None of the large cast of characters has clean hands, and our protagonists are among the bloodiest of the bunch. As an alternate-historical edged in the fantastic, the novel’s refraction of the “real” founding of the Ming Dynasty allows Parker-Chan to explore thematic issues of politics, ethics, and gender. Awareness of ethnic conflicts historical and contemporary thread throughout the novel, for example, while differing languages and dialects are rendered with textual cues. Dynamic and flexible prose skillfully balances the grand scope of the plot with the intimate details of each character’s life—their ambitions, their desires, and their fears. It’s absolutely breath-taking.
Sam J. Miller
Author of The Blade Between.
My favorite book of 2021 was Summer Sons, by Lee Mandelo. Grabbed me by the throat from the very first page, and later grabbed me by the heart (and later still by some other parts). A sexy scary wild wonderful ride going very fast down some very dark and twisty country roads.
Author of Let’s Get Back to the Party.
When it comes to end-of-year reflections on books, I try to avoid metrics and hierarchies. So much more genuine to think simply of memorable reading experiences and forgettable ones. Jackie Polzin’s debut novel, Brood, belongs in the former category. The story is simple enough: a woman must defend from predators and natural disasters her modest brood of four chickens: Darkness, Gam Gam, Gloria, and Miss Hennepin County (perhaps one of the most delightful names in contemporary fiction). But in that struggle is an aching tale that’s just as much about grief and resiliency—both human and fowl—as it is about the particularities of animal husbandry. I will never forget this book, and I look forward to reading it again.
I have two favorites. Build Your House Around My Body by Violet Kupersmith is a thrilling, genre-bending, multigenerational epic about haunted people and cultures in Vietnam. This Thing Between Us by Gus Moreno is a truly creepy and unnerving meditation on loss and grief. I’ve found myself thinking about both books throughout the year.
Something New Under the Sun by Alexandra Kleeman for how it effortlessly combines satire, climate crisis commentary, psychological depth, nonhuman perspectives, and urgent, current crises into a narrative that feels complex and layered but not forced.
Author of Tidepool.
I read The Gold Persimmon by Lindsay Merbaum earlier this year and haven’t been able to stop thinking about it. It’s one of the more unusual horror novels I’ve read in quite some time.
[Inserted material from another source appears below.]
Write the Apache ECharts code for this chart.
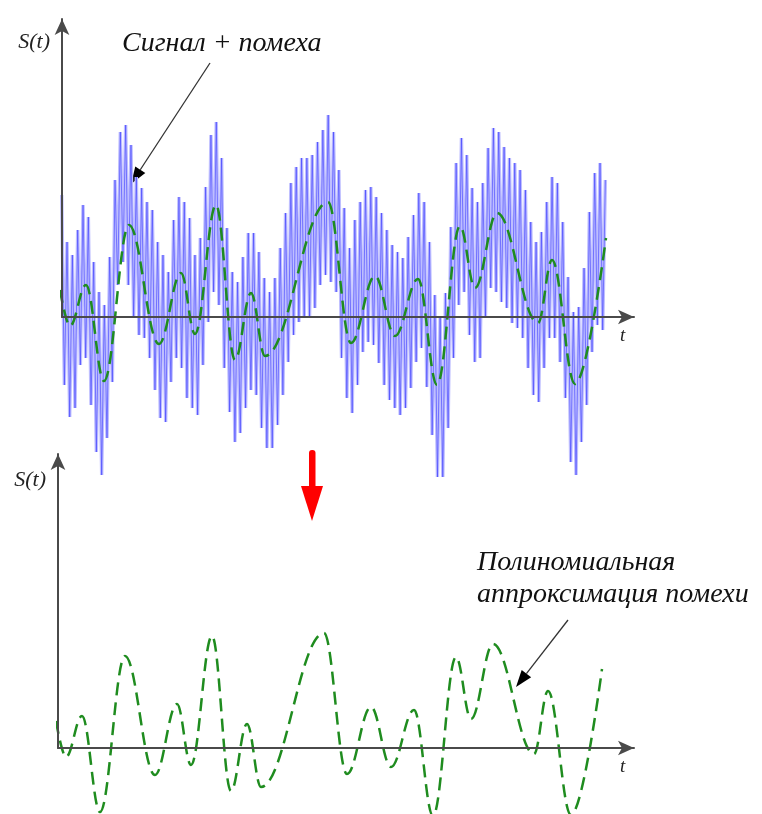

The Gold Persimmon has two parallel storylines featuring Clytemnestra, an employee of the titular hotel, and Jaime, a nonbinary writer who’s trapped in a hotel by a mysterious fog that envelops their city. Are there any connections between these two storylines? Maybe. Maybe not. I’m going to read this book again and again trying to figure out how they intersect—if they even do.
Merbaum’s prose is spare and yet elegant, and the novel put me in mind of what would happen if Erin Morgenstern wrote a horror novel with a lot of input from David Lynch. I don’t want to say which Lynch movie the novel reminded me of because that could spoil the story, which would be a shame.
This is not a novel that offers you simple answers about what’s going on, and I appreciate that. I’m going to enjoy trying to figure everything out for myself.